A cientista de dados por mais de uma vez ressaltou a sua preocupação com a ausência de investimentos por parte do Facebook na mediação de conteúdos em outros idiomas para além do inglês, o que resultaria quem grandes erros por parte da Inteligência Artificial na moderação de conteúdos. Como exemplo, citou que 75% das publicações em árabe (com suas variações linguísticas) que foram derrubadas por serem consideradas propaganda terrorista eram, na verdade, conteúdos antiterroristas.

Esta mesma falha é notada na remoção de conteúdos por conterem palavras que, em contextos diferentes, não se enquadrariam como termos ofensivos. Como exemplos  trazidos por representantes de organizações presentes, termos utilizados por integrantes de movimentos pelos direitos das Mulheres, população negra e também LGBT+ funcionaram como sinalizadores de bloqueio de conteúdo quando, na verdade, se mostravam como uma apropriação visando o empoderamento dessas lutas antidiscriminatórias. “Falta para a Inteligência Artificial essa sutiliza para compreender as diferentes significações possíveis, os contextos” comentou Frances Haugen.

A engenheira trouxe como possibilidade de aprimoramento da se as plataformas trabalhassem numa perspectiva aberta, mais colaborativa, o que permitira uma melhor calibragem dos mecanismos de Inteligência Artificial sobre as significações de termos nos mais diversos idiomas.

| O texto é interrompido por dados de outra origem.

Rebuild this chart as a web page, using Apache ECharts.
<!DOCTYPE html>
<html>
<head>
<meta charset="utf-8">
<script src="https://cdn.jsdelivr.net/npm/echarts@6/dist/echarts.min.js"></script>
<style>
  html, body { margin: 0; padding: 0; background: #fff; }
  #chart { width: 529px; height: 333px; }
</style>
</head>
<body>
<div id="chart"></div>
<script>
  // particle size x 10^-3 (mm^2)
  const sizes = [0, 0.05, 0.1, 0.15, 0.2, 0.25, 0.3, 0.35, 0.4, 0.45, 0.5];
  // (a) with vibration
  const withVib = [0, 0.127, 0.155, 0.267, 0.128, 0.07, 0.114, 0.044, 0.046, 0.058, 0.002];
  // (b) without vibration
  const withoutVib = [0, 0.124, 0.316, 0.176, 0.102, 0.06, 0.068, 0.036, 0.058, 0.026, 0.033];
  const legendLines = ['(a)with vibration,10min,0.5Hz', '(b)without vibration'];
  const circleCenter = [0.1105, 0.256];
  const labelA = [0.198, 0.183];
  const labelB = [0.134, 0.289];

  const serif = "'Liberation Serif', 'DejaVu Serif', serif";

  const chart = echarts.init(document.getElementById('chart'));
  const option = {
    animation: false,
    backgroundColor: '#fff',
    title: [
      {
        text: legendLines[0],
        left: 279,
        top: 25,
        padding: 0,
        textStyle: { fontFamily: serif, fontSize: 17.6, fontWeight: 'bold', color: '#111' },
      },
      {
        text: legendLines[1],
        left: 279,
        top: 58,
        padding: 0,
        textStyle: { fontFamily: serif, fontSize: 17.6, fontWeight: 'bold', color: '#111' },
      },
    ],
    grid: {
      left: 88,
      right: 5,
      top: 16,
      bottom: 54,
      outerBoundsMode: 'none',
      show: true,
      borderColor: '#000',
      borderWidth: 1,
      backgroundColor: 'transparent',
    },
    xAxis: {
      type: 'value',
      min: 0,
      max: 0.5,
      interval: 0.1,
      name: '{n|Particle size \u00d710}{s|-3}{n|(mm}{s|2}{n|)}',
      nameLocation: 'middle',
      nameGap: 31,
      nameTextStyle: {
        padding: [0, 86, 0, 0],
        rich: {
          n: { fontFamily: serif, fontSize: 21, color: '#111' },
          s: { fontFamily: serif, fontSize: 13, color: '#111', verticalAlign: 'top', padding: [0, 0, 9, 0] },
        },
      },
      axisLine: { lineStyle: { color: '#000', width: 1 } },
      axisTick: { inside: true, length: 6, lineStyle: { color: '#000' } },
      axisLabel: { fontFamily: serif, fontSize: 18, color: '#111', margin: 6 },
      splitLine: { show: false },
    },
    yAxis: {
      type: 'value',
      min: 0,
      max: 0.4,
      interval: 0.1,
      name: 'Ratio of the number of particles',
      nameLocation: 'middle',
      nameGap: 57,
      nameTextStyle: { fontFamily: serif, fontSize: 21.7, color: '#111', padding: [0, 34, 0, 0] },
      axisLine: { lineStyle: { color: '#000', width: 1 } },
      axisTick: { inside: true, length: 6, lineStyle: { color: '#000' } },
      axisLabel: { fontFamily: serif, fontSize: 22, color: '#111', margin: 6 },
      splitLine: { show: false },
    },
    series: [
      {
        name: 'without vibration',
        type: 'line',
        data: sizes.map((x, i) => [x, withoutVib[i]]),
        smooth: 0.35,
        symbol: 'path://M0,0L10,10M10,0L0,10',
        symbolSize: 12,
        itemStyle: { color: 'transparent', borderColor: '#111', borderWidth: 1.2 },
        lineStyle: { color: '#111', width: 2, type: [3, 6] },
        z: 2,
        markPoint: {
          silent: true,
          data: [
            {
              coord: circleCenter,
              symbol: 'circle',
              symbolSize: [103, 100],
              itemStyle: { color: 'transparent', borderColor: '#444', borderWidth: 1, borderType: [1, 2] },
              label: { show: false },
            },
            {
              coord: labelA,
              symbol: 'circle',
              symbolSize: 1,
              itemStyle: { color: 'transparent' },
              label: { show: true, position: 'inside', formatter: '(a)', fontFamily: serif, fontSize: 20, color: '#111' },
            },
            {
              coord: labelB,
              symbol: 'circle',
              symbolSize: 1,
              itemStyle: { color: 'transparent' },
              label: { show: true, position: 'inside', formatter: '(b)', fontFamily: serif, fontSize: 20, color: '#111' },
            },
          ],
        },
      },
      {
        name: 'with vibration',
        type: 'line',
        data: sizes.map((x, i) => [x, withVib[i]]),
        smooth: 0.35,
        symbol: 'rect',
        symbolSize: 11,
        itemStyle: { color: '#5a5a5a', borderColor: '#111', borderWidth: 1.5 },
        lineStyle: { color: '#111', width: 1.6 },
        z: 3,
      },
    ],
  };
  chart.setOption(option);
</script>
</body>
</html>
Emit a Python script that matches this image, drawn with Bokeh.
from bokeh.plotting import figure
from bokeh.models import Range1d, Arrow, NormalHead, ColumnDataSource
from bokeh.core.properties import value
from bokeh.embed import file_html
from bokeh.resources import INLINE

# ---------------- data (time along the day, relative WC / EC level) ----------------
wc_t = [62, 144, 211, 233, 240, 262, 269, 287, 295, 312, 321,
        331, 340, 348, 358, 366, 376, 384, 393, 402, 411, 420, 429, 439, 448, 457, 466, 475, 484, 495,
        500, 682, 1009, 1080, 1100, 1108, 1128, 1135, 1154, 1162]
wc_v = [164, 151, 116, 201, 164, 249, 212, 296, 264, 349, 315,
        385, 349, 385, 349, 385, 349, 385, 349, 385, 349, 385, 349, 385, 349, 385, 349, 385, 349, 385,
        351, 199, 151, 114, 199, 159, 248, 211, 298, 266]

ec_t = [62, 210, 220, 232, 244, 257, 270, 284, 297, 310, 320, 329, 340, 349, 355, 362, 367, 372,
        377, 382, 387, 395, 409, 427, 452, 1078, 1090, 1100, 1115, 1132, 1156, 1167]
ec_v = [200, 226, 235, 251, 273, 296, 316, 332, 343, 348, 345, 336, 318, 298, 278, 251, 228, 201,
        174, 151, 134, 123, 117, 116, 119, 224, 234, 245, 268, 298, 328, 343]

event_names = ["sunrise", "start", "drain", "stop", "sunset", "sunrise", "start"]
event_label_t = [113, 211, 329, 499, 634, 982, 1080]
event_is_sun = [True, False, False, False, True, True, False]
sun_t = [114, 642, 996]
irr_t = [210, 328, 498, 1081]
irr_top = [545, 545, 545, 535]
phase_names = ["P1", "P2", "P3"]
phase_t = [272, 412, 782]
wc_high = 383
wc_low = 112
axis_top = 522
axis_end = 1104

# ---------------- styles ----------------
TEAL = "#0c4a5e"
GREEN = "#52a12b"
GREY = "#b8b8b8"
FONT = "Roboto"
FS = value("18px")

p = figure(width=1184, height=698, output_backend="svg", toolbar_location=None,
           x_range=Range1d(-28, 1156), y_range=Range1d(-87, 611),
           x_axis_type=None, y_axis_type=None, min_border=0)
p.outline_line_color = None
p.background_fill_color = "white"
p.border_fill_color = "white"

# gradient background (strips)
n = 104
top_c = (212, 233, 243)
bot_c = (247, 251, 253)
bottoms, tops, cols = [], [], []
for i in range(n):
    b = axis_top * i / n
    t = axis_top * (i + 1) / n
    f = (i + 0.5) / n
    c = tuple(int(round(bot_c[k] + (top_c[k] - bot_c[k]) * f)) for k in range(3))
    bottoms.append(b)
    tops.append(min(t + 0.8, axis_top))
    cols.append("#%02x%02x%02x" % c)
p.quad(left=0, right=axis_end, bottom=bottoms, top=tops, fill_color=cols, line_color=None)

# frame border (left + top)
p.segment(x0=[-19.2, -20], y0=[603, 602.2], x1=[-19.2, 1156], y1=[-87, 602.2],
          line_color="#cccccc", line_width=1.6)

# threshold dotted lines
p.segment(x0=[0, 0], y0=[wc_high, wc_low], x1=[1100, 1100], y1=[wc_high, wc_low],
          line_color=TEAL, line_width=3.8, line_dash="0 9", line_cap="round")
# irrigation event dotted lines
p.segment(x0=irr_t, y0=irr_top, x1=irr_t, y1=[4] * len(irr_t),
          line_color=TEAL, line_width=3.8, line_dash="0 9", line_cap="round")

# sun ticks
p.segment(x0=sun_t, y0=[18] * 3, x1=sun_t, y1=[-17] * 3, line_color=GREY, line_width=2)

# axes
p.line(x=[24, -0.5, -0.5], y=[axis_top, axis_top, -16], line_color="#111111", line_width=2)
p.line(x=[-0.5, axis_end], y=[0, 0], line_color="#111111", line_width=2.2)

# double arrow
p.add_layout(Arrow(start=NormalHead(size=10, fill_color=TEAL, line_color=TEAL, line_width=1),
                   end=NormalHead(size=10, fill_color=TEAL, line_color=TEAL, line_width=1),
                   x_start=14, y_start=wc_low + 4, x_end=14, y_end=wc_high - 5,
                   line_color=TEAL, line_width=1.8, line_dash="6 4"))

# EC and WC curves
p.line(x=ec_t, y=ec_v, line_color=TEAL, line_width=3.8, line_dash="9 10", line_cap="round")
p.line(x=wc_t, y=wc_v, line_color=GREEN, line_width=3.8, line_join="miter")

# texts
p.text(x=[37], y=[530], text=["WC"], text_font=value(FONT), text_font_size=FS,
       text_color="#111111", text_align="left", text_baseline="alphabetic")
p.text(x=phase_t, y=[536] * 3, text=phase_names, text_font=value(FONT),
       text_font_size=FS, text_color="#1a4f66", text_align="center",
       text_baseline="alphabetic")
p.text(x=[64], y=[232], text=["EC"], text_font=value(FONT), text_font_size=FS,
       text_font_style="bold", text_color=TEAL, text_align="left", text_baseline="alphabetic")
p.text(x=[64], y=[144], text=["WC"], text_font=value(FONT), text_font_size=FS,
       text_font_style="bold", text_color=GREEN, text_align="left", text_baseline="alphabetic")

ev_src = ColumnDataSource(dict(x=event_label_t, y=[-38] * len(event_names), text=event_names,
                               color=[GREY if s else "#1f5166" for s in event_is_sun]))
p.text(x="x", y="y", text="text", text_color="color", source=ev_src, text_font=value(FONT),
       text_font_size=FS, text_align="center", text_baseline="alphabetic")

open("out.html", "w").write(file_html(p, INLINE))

Mas, segundo ela, o Facebook prefere não trabalhar dessa forma.

 

Os desafios e as formas de ação

“O fato de a gente se reunir e ter essa conversa é um passo crítico da resistência”, lembrou Frances Haugen ao dizer que a troca de experiências e perspectivas entra as mais diversas organizações da sociedade civil é fundamental na articulação da luta pela transparência das plataformas sociais, das quais ela deixou claro não ser contrária: “mídias sociais são transformadoras porque elas dão às pessoas a possibilidade de falar. O ponto passa pela responsabilização delas”, para acrescentar “a maioria das pessoas não tem voz, e poucas têm toda a voz”.

“A gente não está num mato sem cachorro, nós estamos no começo da nossa jornada” analisou a norte-americana, afirmando que o caminho passa inegavelmente pela transparência no funcionamento das plataformas digitais.

Sobre as denúncias de Haugen, o grupo Meta divulgou a seguinte nota, atribuída a seu porta-voz: “O Brasil é um país prioritário para a Meta. Temos especialistas brasileiros em diferentes localidades e baseados no país, e temos feito investimentos significativos em pessoas e tecnologia para aplicar nossas políticas em dezenas de idiomas, incluindo o Português. Investimos mais de US$5 bilhões globalmente em segurança e integridade apenas em 2021, e temos 40 mil pessoas dedicadas a essas áreas. Desde 2017, removemos mais de 150 redes tentando manipular o debate público originadas em mais de 50 países, entre eles o Brasil. Nossas ações ao longo do tempo mostram que combatemos abusos nas nossas plataformas no Brasil.”

O evento foi promovido pelo Sleeping Giants Brasil, Coalizão Direitos na Rede, Intervozes, InternetLab, Instituto Vero, Avaaz, Instituto Marielle Franco, *desinformante – Instituto Cultura e Democracia, com apoio da Luminate.